Position groups that must improve: No. 2

The first day of spring practice is more than a month away, but it’s never too early to take a look at what Oregon must do this spring to be a championship contender in the fall.

We’ll be doing different countdowns looking at players, position groups and position battles over the next month. We’re starting this week with the five position groups that need to improve the most. We’re on the second-to-last day and you can probably guess these last two.

No. 2: Defensive line

2013 review: Teams attacked the Ducks’ defense pretty evenly last season. Opponents averaged 43 rushes and 37 passes per game against Oregon. However, the Ducks allowed 123 rushing first downs, which put them 82nd in the nation, tied with Oregon State. However, Oregon did finish better when it came to stopping the run in crucial territory. Opponents averaged a touchdown just 3.2 percent of the time they chose to rush, which was -- a much more respectable -- 23rd nationally. The defensive front stopped rushing attacks for a no-gain or negative yardage 100 times (No. 97 nationally) and 67 percent of the time opposing offenses gained first downs when they chose to run the ball on fourth down. The Ducks were a bit better at getting pressure on quarterbacks. They finished with 29 sacks (T-45th nationally, No. 7 in the Pac 12) which gave the Ducks a sack on 5.7 percent of opposing teams’ plays (No. 74 nationally, No. 7 in the Pac-12). But those numbers are all to be taken with a grain of salt when coupled with the prolific Oregon offense. At the end of the day, the defense got it done. Only six times did it allow more than 20 points, but in both of its losses the offense scored 20 or fewer points.

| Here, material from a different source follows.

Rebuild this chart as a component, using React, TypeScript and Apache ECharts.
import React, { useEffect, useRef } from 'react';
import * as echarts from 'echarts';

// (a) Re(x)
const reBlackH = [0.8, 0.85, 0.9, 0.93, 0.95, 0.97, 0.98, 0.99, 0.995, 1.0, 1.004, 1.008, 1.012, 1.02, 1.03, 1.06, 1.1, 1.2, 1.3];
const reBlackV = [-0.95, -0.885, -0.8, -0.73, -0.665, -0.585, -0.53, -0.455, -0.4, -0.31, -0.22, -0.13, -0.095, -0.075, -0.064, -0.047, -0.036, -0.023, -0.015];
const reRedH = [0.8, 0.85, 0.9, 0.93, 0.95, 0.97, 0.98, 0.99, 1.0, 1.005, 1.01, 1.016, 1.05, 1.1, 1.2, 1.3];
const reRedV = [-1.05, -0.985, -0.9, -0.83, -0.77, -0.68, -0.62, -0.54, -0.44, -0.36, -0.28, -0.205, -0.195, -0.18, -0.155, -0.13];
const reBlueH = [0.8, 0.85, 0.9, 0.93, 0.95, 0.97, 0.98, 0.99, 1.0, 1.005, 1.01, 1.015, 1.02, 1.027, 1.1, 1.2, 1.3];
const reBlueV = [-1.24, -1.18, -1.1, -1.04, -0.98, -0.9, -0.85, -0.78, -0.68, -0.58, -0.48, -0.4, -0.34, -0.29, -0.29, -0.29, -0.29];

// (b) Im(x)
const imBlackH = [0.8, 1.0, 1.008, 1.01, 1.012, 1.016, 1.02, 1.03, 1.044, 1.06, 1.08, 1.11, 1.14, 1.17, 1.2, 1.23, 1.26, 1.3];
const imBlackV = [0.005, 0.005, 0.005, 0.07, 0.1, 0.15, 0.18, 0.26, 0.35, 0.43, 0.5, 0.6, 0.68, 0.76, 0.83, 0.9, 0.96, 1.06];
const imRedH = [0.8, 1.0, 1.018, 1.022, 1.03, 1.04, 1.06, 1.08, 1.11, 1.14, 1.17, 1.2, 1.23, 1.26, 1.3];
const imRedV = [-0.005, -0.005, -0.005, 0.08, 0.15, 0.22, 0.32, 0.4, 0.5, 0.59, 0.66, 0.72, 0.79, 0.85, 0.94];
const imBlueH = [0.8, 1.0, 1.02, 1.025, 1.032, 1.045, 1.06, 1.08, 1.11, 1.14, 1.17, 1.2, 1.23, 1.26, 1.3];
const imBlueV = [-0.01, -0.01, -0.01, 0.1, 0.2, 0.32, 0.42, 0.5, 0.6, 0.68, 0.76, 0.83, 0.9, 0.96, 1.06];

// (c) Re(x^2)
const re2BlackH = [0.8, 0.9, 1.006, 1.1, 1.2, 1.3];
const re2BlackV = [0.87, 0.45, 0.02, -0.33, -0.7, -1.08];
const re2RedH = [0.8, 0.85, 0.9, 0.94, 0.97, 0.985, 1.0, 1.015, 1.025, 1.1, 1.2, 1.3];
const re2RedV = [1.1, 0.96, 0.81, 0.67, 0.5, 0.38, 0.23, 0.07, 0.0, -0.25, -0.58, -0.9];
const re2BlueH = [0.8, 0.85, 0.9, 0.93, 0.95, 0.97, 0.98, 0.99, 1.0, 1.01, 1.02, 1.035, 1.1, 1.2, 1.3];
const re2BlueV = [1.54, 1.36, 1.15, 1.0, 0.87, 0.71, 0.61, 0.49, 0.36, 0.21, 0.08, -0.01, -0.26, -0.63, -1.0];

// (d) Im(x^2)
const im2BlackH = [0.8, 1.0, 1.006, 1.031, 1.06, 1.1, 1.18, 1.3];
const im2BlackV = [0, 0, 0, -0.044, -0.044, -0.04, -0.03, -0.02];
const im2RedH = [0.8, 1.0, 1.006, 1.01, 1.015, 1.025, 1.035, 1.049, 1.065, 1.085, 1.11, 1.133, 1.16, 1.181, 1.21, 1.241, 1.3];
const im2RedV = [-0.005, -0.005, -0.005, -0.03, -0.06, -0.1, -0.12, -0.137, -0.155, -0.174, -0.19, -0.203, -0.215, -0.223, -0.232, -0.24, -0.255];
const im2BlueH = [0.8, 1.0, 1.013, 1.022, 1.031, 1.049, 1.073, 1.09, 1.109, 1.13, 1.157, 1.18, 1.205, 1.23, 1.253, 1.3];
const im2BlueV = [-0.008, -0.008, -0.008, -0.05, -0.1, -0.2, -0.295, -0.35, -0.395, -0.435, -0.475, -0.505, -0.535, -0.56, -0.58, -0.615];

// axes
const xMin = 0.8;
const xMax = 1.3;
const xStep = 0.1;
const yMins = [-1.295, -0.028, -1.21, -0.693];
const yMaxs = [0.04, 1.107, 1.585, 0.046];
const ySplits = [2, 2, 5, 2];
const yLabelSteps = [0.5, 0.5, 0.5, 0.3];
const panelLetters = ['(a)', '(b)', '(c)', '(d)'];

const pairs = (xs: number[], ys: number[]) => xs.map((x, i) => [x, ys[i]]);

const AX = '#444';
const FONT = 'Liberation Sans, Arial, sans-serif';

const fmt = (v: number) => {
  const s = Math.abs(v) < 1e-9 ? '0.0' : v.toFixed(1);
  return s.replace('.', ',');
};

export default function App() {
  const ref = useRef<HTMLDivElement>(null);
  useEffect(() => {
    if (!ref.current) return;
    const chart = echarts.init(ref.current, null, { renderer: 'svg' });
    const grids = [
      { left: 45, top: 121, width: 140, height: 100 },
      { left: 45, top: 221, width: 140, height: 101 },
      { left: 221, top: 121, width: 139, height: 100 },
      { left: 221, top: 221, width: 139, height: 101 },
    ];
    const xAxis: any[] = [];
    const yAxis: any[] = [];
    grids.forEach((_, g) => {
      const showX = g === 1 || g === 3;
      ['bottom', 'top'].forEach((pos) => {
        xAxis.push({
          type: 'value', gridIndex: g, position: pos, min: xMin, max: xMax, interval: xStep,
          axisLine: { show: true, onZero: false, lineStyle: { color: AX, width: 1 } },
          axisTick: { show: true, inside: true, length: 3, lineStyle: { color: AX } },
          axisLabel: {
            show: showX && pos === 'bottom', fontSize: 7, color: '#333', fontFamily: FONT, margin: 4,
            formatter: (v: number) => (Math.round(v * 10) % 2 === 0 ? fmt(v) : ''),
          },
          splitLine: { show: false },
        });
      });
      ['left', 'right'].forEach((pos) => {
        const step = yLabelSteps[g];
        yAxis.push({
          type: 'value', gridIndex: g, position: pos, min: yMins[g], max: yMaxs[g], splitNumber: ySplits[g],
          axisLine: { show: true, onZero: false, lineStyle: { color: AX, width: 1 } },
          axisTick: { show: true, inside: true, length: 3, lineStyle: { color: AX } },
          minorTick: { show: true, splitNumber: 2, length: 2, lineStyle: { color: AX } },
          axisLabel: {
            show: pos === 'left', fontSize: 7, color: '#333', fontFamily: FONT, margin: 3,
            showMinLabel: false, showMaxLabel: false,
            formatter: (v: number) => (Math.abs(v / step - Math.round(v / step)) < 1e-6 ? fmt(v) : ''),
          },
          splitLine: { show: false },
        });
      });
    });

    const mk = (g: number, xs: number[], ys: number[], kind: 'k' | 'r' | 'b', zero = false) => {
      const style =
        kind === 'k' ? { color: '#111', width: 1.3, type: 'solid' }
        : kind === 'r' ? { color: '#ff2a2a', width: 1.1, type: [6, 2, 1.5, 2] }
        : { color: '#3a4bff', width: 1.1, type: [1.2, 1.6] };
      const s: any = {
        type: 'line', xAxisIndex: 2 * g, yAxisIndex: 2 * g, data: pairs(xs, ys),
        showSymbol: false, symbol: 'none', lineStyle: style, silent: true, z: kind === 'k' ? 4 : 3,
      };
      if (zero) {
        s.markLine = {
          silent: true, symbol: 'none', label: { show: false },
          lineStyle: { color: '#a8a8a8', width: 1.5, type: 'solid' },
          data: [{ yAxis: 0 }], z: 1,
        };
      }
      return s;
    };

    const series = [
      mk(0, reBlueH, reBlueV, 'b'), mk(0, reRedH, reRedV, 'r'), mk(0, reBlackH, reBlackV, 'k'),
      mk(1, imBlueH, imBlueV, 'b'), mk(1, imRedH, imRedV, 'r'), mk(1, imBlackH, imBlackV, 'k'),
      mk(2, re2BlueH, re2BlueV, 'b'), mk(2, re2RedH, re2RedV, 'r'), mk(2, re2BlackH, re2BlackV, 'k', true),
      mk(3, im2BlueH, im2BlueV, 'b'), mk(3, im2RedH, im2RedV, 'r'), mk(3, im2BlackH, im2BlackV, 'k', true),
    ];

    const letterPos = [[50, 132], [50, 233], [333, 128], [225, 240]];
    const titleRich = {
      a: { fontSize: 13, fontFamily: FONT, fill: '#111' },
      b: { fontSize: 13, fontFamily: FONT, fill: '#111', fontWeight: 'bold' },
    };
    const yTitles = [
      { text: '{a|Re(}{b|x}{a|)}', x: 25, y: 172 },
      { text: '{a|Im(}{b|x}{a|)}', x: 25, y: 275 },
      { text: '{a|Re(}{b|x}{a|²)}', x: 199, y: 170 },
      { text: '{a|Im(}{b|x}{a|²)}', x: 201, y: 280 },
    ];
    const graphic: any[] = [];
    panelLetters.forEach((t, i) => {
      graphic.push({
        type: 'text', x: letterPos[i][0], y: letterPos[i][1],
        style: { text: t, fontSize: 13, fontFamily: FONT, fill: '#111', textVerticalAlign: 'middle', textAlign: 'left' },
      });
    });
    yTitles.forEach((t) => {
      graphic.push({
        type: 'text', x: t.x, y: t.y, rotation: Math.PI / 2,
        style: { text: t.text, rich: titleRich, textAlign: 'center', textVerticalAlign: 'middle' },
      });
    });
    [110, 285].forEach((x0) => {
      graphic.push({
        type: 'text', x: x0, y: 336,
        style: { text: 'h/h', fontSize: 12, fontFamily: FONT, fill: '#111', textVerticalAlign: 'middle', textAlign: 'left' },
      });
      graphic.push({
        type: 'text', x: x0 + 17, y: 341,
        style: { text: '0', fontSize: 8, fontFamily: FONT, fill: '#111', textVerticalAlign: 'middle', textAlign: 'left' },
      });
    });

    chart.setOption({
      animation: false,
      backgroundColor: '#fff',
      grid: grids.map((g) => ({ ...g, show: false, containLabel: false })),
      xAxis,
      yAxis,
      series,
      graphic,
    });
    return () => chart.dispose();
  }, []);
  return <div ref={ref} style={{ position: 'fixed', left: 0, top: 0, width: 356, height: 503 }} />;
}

Why they must improve: The Ducks lose two of three starters on the defensive line and are going to need to get new starters in place so this unit can gel before it faces an experienced Michigan State offense in Week 2. That game is going to be a huge benchmark for the Ducks, and if they’re not able to put together a complete performance, it could be an early blemish that keeps coming up during playoff talk down the road. Defensive tackle DeForest Buckner returns after a solid sophomore season (39 tackles, 3.5 TFL, 2.5 sacks, 1 forced fumble). Alex Balducci will try to step in at nose tackle while Arik Armstead will play on the end. Armstead is playing basketball this winter (he has appeared in one game for the Ducks). Stetzon Bair and T.J. Daniel will both provide competition at those spots, but neither has significant experience on the defensive line. A year after this was a stout position group going into the spring, it’s one of the biggest questions marks now.